Die Skulpturen der russischen, nach Wien ausgewanderten Bildhauerin Teresa Feodorowna Ries (1866–1956) etwa lagen jahrzehntelang nicht nur sprichwörtlich am Müll. Heute ist ihr erhaltenes Hauptwerk, die Hexe, die sich die Nägel schneidet, bzw. das, was davon übrig blieb, ein zentrales Objekt im neuen Wien-Museum. Entdeckt und umsorgt hat ihr Erbe aber eine jetzige Wiener Künstlerin, Valerie Habsburg. Gemeinsam mit Judith Augustinovic brachte sie das Schicksal Feodorownas bei einer Performance in eine ästhetisch zwingende Form: Während eine die Biografie der Bildhauerin liest, schreibt die andere sie wieder auf. Den Text einer Seite allerdings in die immer selbe Zeile in der Mitte eines leeren Blatts Papier. So löscht sich das Geschriebene selbst wieder aus.
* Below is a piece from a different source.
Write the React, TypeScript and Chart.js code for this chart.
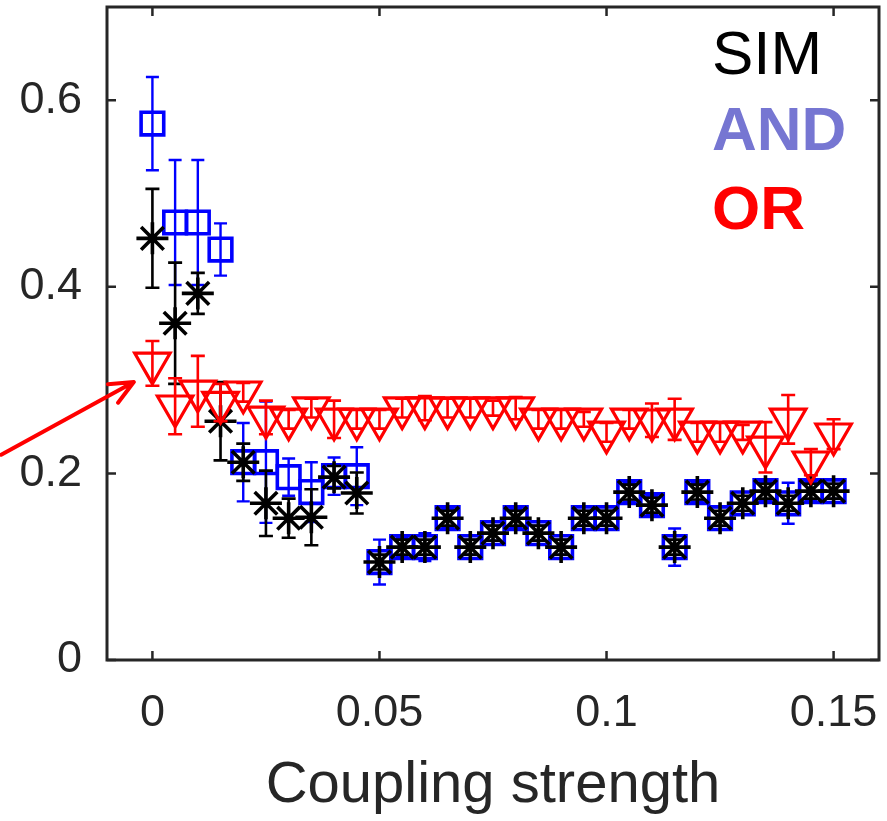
import { useEffect, useRef } from 'react';
import { Chart, registerables } from 'chart.js';

Chart.register(...registerables);

const couplingStrength = [
  0, 0.005, 0.01, 0.015, 0.02, 0.025, 0.03, 0.035, 0.04, 0.045,
  0.05, 0.055, 0.06, 0.065, 0.07, 0.075, 0.08, 0.085, 0.09, 0.095,
  0.1, 0.105, 0.11, 0.115, 0.12, 0.125, 0.13, 0.135, 0.14, 0.145, 0.15,
];

const simValues = [
  0.452, 0.361, 0.393, 0.256, 0.212, 0.168, 0.152, 0.153, 0.196, 0.179,
  0.105, 0.121, 0.121, 0.152, 0.121, 0.136, 0.152, 0.136, 0.121, 0.152,
  0.152, 0.18, 0.166, 0.121, 0.18, 0.152, 0.168, 0.181, 0.168, 0.181, 0.181,
];
const simErrors = [
  0.053, 0.065, 0.022, 0.042, 0.02, 0.035, 0.021, 0.03, 0.012, 0.022,
  0.008, 0.008, 0.008, 0.008, 0.008, 0.008, 0.008, 0.008, 0.008, 0.008,
  0.008, 0.008, 0.008, 0.008, 0.008, 0.008, 0.008, 0.008, 0.008, 0.008, 0.008,
];

const andValues = [
  0.575, 0.469, 0.469, 0.44, 0.212, 0.212, 0.196, 0.18, 0.197, 0.197,
  0.105, 0.121, 0.121, 0.152, 0.121, 0.136, 0.152, 0.136, 0.121, 0.152,
  0.152, 0.18, 0.166, 0.121, 0.18, 0.152, 0.168, 0.181, 0.168, 0.181, 0.181,
];
const andErrors = [
  0.05, 0.067, 0.067, 0.028, 0.042, 0.065, 0.02, 0.032, 0.02, 0.031,
  0.024, 0.01, 0.015, 0.01, 0.008, 0.008, 0.01, 0.008, 0.008, 0.008,
  0.008, 0.01, 0.01, 0.02, 0.01, 0.012, 0.012, 0.01, 0.022, 0.01, 0.008,
];

const orValues = [
  0.318, 0.272, 0.288, 0.276, 0.287, 0.26, 0.258, 0.27, 0.258, 0.258,
  0.258, 0.27, 0.27, 0.27, 0.27, 0.27, 0.27, 0.258, 0.258, 0.258,
  0.244, 0.258, 0.257, 0.258, 0.244, 0.244, 0.244, 0.228, 0.258, 0.212, 0.242,
];
const orErrors = [
  0.024, 0.03, 0.038, 0.02, 0.01, 0.018, 0.01, 0.01, 0.02, 0.01,
  0.01, 0.01, 0.013, 0.01, 0.01, 0.008, 0.012, 0.01, 0.01, 0.008,
  0.01, 0.01, 0.018, 0.022, 0.01, 0.01, 0.008, 0.027, 0.026, 0.014, 0.016,
];

const xTicks = [0, 0.05, 0.1, 0.15];
const yTicks = [0, 0.2, 0.4, 0.6];
const xRange = [-0.01, 0.16];
const yRange = [0, 0.7];

const legendLabels = ['SIM', 'AND', 'OR'];
const legendColors = ['#000000', '#7676D2', '#FF0000'];
const legendWeights = ['normal', 'bold', 'bold'];

// arrow annotation (data coordinates): tail -> tip
const arrowTail = { x: -0.0333, y: 0.22 };
const arrowTip = { x: -0.0041, y: 0.298 };

const FONT = '"Liberation Sans", Arial, Helvetica, sans-serif';
const AXIS_COLOR = '#262626';

const toPoints = (vals: number[]) => couplingStrength.map((x, i) => ({ x, y: vals[i] }));

const errorBarPlugin = {
  id: 'errorBars',
  afterDatasetDraw(chart: any, args: any) {
    const ds: any = chart.data.datasets[args.index];
    if (!ds.errors) return;
    const ctx = chart.ctx;
    const ys = chart.scales.y;
    ctx.save();
    ctx.strokeStyle = ds.errColor;
    ctx.lineWidth = ds.errWidth;
    const cap = ds.errCap;
    args.meta.data.forEach((pt: any, i: number) => {
      const v = ds.data[i].y;
      const e = ds.errors[i];
      const px = pt.x;
      const top = ys.getPixelForValue(v + e);
      const bot = ys.getPixelForValue(v - e);
      ctx.beginPath();
      ctx.moveTo(px, top);
      ctx.lineTo(px, bot);
      ctx.moveTo(px - cap, top);
      ctx.lineTo(px + cap, top);
      ctx.moveTo(px - cap, bot);
      ctx.lineTo(px + cap, bot);
      ctx.stroke();
    });
    ctx.restore();
  },
};

const boxPlugin = {
  id: 'boxTicks',
  afterDraw(chart: any) {
    const { ctx, chartArea: a } = chart;
    const xs = chart.scales.x;
    const ys = chart.scales.y;
    const tl = 9;
    ctx.save();
    ctx.strokeStyle = AXIS_COLOR;
    ctx.lineWidth = 3;
    ctx.lineCap = 'square';
    ctx.beginPath();
    ctx.rect(a.left, a.top, a.right - a.left, a.bottom - a.top);
    ctx.stroke();
    ctx.lineWidth = 2.5;
    ctx.lineCap = 'butt';
    ctx.beginPath();
    xTicks.forEach((t) => {
      const p = xs.getPixelForValue(t);
      ctx.moveTo(p, a.bottom);
      ctx.lineTo(p, a.bottom - tl);
      ctx.moveTo(p, a.top);
      ctx.lineTo(p, a.top + tl);
    });
    yTicks.forEach((t) => {
      const p = ys.getPixelForValue(t);
      ctx.moveTo(a.left, p);
      ctx.lineTo(a.left + tl, p);
      ctx.moveTo(a.right, p);
      ctx.lineTo(a.right - tl, p);
    });
    ctx.stroke();

    // legend text
    const lx = a.right - 167;
    const baselines = [a.top + 67, a.top + 143, a.top + 222];
    ctx.textAlign = 'left';
    ctx.textBaseline = 'alphabetic';
    legendLabels.forEach((lab, i) => {
      ctx.font = `${legendWeights[i]} 62px ${FONT}`;
      ctx.fillStyle = legendColors[i];
      ctx.fillText(lab, lx, baselines[i]);
    });

    // arrow
    const tx = xs.getPixelForValue(arrowTail.x);
    const ty = ys.getPixelForValue(arrowTail.y);
    const hx = xs.getPixelForValue(arrowTip.x);
    const hy = ys.getPixelForValue(arrowTip.y);
    const ang = Math.atan2(ty - hy, tx - hx);
    const hl = 26;
    const ha = (24 * Math.PI) / 180;
    ctx.strokeStyle = '#FF0000';
    ctx.lineWidth = 4;
    ctx.lineCap = 'round';
    ctx.lineJoin = 'round';
    ctx.beginPath();
    ctx.moveTo(tx, ty);
    ctx.lineTo(hx, hy);
    ctx.moveTo(hx + hl * Math.cos(ang - ha), hy + hl * Math.sin(ang - ha));
    ctx.lineTo(hx, hy);
    ctx.lineTo(hx + hl * Math.cos(ang + ha), hy + hl * Math.sin(ang + ha));
    ctx.stroke();
    ctx.restore();
  },
};

export default function App() {
  const ref = useRef<HTMLCanvasElement | null>(null);

  useEffect(() => {
    if (!ref.current) return;
    const chart = new Chart(ref.current, {
      type: 'scatter',
      data: {
        datasets: [
          {
            label: 'OR',
            data: toPoints(orValues),
            pointStyle: 'triangle',
            rotation: 180,
            pointRadius: 20.5,
            borderColor: '#FF0000',
            backgroundColor: 'rgba(0,0,0,0)',
            borderWidth: 3.2,
            showLine: false,
            errors: orErrors,
            errColor: '#FF0000',
            errWidth: 2.6,
            errCap: 7,
          } as any,
          {
            label: 'SIM',
            data: toPoints(simValues),
            pointStyle: 'star',
            pointRadius: 16,
            borderColor: '#000000',
            backgroundColor: 'rgba(0,0,0,0)',
            borderWidth: 3.6,
            showLine: false,
            errors: simErrors,
            errColor: '#000000',
            errWidth: 2.6,
            errCap: 7,
          } as any,
          {
            label: 'AND',
            data: toPoints(andValues),
            pointStyle: 'rect',
            pointRadius: 16,
            borderColor: '#0000FF',
            backgroundColor: 'rgba(0,0,0,0)',
            borderWidth: 3.6,
            showLine: false,
            errors: andErrors,
            errColor: '#0000FF',
            errWidth: 2.4,
            errCap: 6.5,
          } as any,
        ],
      },
      options: {
        responsive: false,
        animation: false,
        layout: { autoPadding: false, padding: { top: 7, right: 8, left: 0, bottom: 0 } },
        plugins: {
          legend: { display: false },
          tooltip: { enabled: false },
        },
        scales: {
          x: {
            type: 'linear',
            min: xRange[0],
            max: xRange[1],
            afterBuildTicks: (s: any) => {
              s.ticks = xTicks.map((v) => ({ value: v }));
            },
            afterFit: (s: any) => {
              s.height = 161;
              s.paddingLeft = 0;
              s.paddingRight = 0;
              s.paddingTop = 0;
              s.paddingBottom = 0;
            },
            grid: { display: false, drawTicks: false },
            border: { display: false },
            ticks: {
              autoSkip: false,
              maxRotation: 0,
              padding: 27,
              color: AXIS_COLOR,
              font: { family: FONT, size: 45 },
              callback: (v: any) => String(v),
            },
            title: {
              display: true,
              text: 'Coupling strength',
              color: AXIS_COLOR,
              font: { family: FONT, size: 58 },
              padding: { top: 0, bottom: 0 },
            },
          },
          y: {
            type: 'linear',
            min: yRange[0],
            max: yRange[1],
            afterBuildTicks: (s: any) => {
              s.ticks = yTicks.map((v) => ({ value: v }));
            },
            afterFit: (s: any) => {
              s.width = 107;
              s.paddingLeft = 0;
              s.paddingRight = 0;
              s.paddingTop = 0;
              s.paddingBottom = 0;
            },
            grid: { display: false, drawTicks: false },
            border: { display: false },
            ticks: {
              autoSkip: false,
              padding: 25,
              color: AXIS_COLOR,
              font: { family: FONT, size: 45 },
              callback: (v: any) => String(v),
            },
          },
        },
      },
      plugins: [errorBarPlugin, boxPlugin],
    });
    return () => chart.destroy();
  }, []);

  return (
    <div style={{ position: 'fixed', left: 0, top: 0, width: 887, height: 821, background: '#fff' }}>
      <canvas ref={ref} width={887} height={821} style={{ display: 'block' }} />
    </div>
  );
}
Übrig blieben abstrakte Zeichnungen, die wie Narben aussehen.
Das Dilemma der Auslöschung
Diese Arbeit beinhaltet wie die von Beranek allerdings auch ein Problem: Durch die Dokumentation der Auslöschung in Bild oder Text wird das jeweilige Bild der Person und das aufgeschriebene Leben tatsächlich wieder ausgelöscht. Das ist ein Dilemma, das sich fast durchzieht: etwa auch bei Viktoria Tremmels spannender Installation zur britischen Schriftstellerin Anne Lister (1791– 1840), die man hierzulande gar nicht so kennt. Dabei gehören ihre lang als zu brisant geltenden, sogar eingemauerten Tagebücher in England zu den Schlüsselwerken der Lesben-Bewegung. Wie sie aber aussah? Das weiß man auch nicht, wenn man alle in der Karton-Setzkastenwand angebrachten Bilder Tremmels, die Auszüge aus Listers Texten begleiten, durchgesehen hat.
Das könnte aber auch als Anreiz gelten, selbst weiter zu erforschen. Wie etwa die Werke der Architektin und Designerin AnnaLülja Praun (1906–2004), deren leere Wohnung Carola Dertnig mit ihrer Kamera festgehalten hat und jetzt in einer Dia-Show nostalgisch, aber unsentimental ablaufen lässt. Von der Sessel-Sammlung bis zum Platz, an dem einst das Türschild befestigt war. Um zu dokumentieren, was bleibt. Denn das, zeigt auch diese Ausstellung wieder, müssen Frauen für Frauen tun. Sonst tut es mit hoher Wahrscheinlichkeit niemand.